OBJECTIVE → Word for word, quote all of the material, omitting the pictures.

---+---

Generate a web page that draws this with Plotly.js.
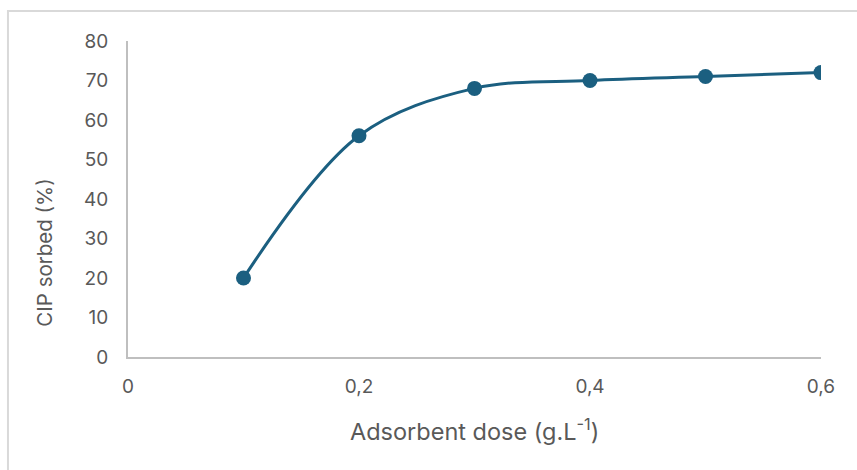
<!DOCTYPE html>
<html>
<head>
<meta charset="utf-8">
<script src="https://cdn.plot.ly/plotly-3.0.1.min.js"></script>
<style>
html,body{margin:0;padding:0;background:#fff;}
#chart{width:857px;height:470px;}
</style>
</head>
<body>
<div id="chart"></div>
<script>
const doseValues = [0.1, 0.2, 0.3, 0.4, 0.5, 0.6];
const sorbedValues = [20, 56, 68, 70, 71, 72];
const xTickVals = [0, 0.2, 0.4, 0.6];
const xTickText = ["0", "0,2", "0,4", "0,6"];
const xTitle = "Adsorbent dose (g.L<sup>-1</sup>)";
const yTitle = "CIP sorbed (%)";

const lineColor = "#1b5f80";
const textColor = "#595959";
const axisColor = "#bfbfbf";
const fontFam = "Inter, 'Open Sans', 'Liberation Sans', sans-serif";

const trace = {
  x: doseValues,
  y: sorbedValues,
  type: "scatter",
  mode: "lines+markers",
  line: {color: lineColor, width: 3, shape: "spline", smoothing: 1},
  marker: {color: lineColor, size: 15},
  showlegend: false,
  hoverinfo: "skip"
};

const layout = {
  width: 857,
  height: 470,
  margin: {l: 128, r: 36, t: 41, b: 113},
  paper_bgcolor: "#ffffff",
  plot_bgcolor: "#ffffff",
  font: {family: fontFam, color: textColor, size: 19},
  xaxis: {
    range: [0, 0.6],
    tickvals: xTickVals,
    ticktext: xTickText,
    showgrid: false,
    zeroline: false,
    showline: true,
    linecolor: axisColor,
    linewidth: 2,
    ticks: "outside",
    ticklen: 11,
    tickcolor: "rgba(0,0,0,0)",
    tickfont: {size: 19, color: textColor},
    fixedrange: true
  },
  yaxis: {
    range: [0, 80],
    dtick: 10,
    showgrid: false,
    zeroline: false,
    showline: true,
    linecolor: axisColor,
    linewidth: 2,
    ticks: "outside",
    ticklen: 14,
    tickcolor: "rgba(0,0,0,0)",
    tickfont: {size: 19, color: textColor},
    fixedrange: true
  },
  annotations: [
    {
      text: xTitle,
      xref: "paper", yref: "paper",
      x: 0.5, y: -0.232,
      xanchor: "center", yanchor: "middle",
      showarrow: false,
      font: {size: 23.5, color: textColor, family: fontFam}
    },
    {
      text: yTitle,
      xref: "paper", yref: "paper",
      x: -0.1198, y: 0.33,
      xanchor: "center", yanchor: "middle",
      textangle: -90,
      showarrow: false,
      font: {size: 20.5, color: textColor, family: fontFam}
    }
  ],
  shapes: [{
    type: "rect",
    xref: "paper", yref: "paper",
    x0: -0.1732, x1: 1.2, y0: -0.5, y1: 1.0949,
    line: {color: "#d9d9d9", width: 2},
    fillcolor: "rgba(0,0,0,0)",
    layer: "below"
  }]
};

Plotly.newPlot("chart", [trace], layout, {displayModeBar: false, staticPlot: true});
</script>
</body>
</html>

---+---

EXERCISE SOLUTION →
Generate a web page that draws this with Plotly.js.
<!DOCTYPE html>
<html>
<head>
<meta charset="utf-8">
<script src="https://cdn.plot.ly/plotly-3.0.1.min.js"></script>
<style>
html,body{margin:0;padding:0;background:#fff;}
#chart{width:857px;height:470px;}
</style>
</head>
<body>
<div id="chart"></div>
<script>
const doseValues = [0.1, 0.2, 0.3, 0.4, 0.5, 0.6];
const sorbedValues = [20, 56, 68, 70, 71, 72];
const xTickVals = [0, 0.2, 0.4, 0.6];
const xTickText = ["0", "0,2", "0,4", "0,6"];
const xTitle = "Adsorbent dose (g.L<sup>-1</sup>)";
const yTitle = "CIP sorbed (%)";

const lineColor = "#1b5f80";
const textColor = "#595959";
const axisColor = "#bfbfbf";
const fontFam = "Inter, 'Open Sans', 'Liberation Sans', sans-serif";

const trace = {
  x: doseValues,
  y: sorbedValues,
  type: "scatter",
  mode: "lines+markers",
  line: {color: lineColor, width: 3, shape: "spline", smoothing: 1},
  marker: {color: lineColor, size: 15},
  showlegend: false,
  hoverinfo: "skip"
};

const layout = {
  width: 857,
  height: 470,
  margin: {l: 128, r: 36, t: 41, b: 113},
  paper_bgcolor: "#ffffff",
  plot_bgcolor: "#ffffff",
  font: {family: fontFam, color: textColor, size: 19},
  xaxis: {
    range: [0, 0.6],
    tickvals: xTickVals,
    ticktext: xTickText,
    showgrid: false,
    zeroline: false,
    showline: true,
    linecolor: axisColor,
    linewidth: 2,
    ticks: "outside",
    ticklen: 11,
    tickcolor: "rgba(0,0,0,0)",
    tickfont: {size: 19, color: textColor},
    fixedrange: true
  },
  yaxis: {
    range: [0, 80],
    dtick: 10,
    showgrid: false,
    zeroline: false,
    showline: true,
    linecolor: axisColor,
    linewidth: 2,
    ticks: "outside",
    ticklen: 14,
    tickcolor: "rgba(0,0,0,0)",
    tickfont: {size: 19, color: textColor},
    fixedrange: true
  },
  annotations: [
    {
      text: xTitle,
      xref: "paper", yref: "paper",
      x: 0.5, y: -0.232,
      xanchor: "center", yanchor: "middle",
      showarrow: false,
      font: {size: 23.5, color: textColor, family: fontFam}
    },
    {
      text: yTitle,
      xref: "paper", yref: "paper",
      x: -0.1198, y: 0.33,
      xanchor: "center", yanchor: "middle",
      textangle: -90,
      showarrow: false,
      font: {size: 20.5, color: textColor, family: fontFam}
    }
  ],
  shapes: [{
    type: "rect",
    xref: "paper", yref: "paper",
    x0: -0.1732, x1: 1.2, y0: -0.5, y1: 1.0949,
    line: {color: "#d9d9d9", width: 2},
    fillcolor: "rgba(0,0,0,0)",
    layer: "below"
  }]
};

Plotly.newPlot("chart", [trace], layout, {displayModeBar: false, staticPlot: true});
</script>
</body>
</html>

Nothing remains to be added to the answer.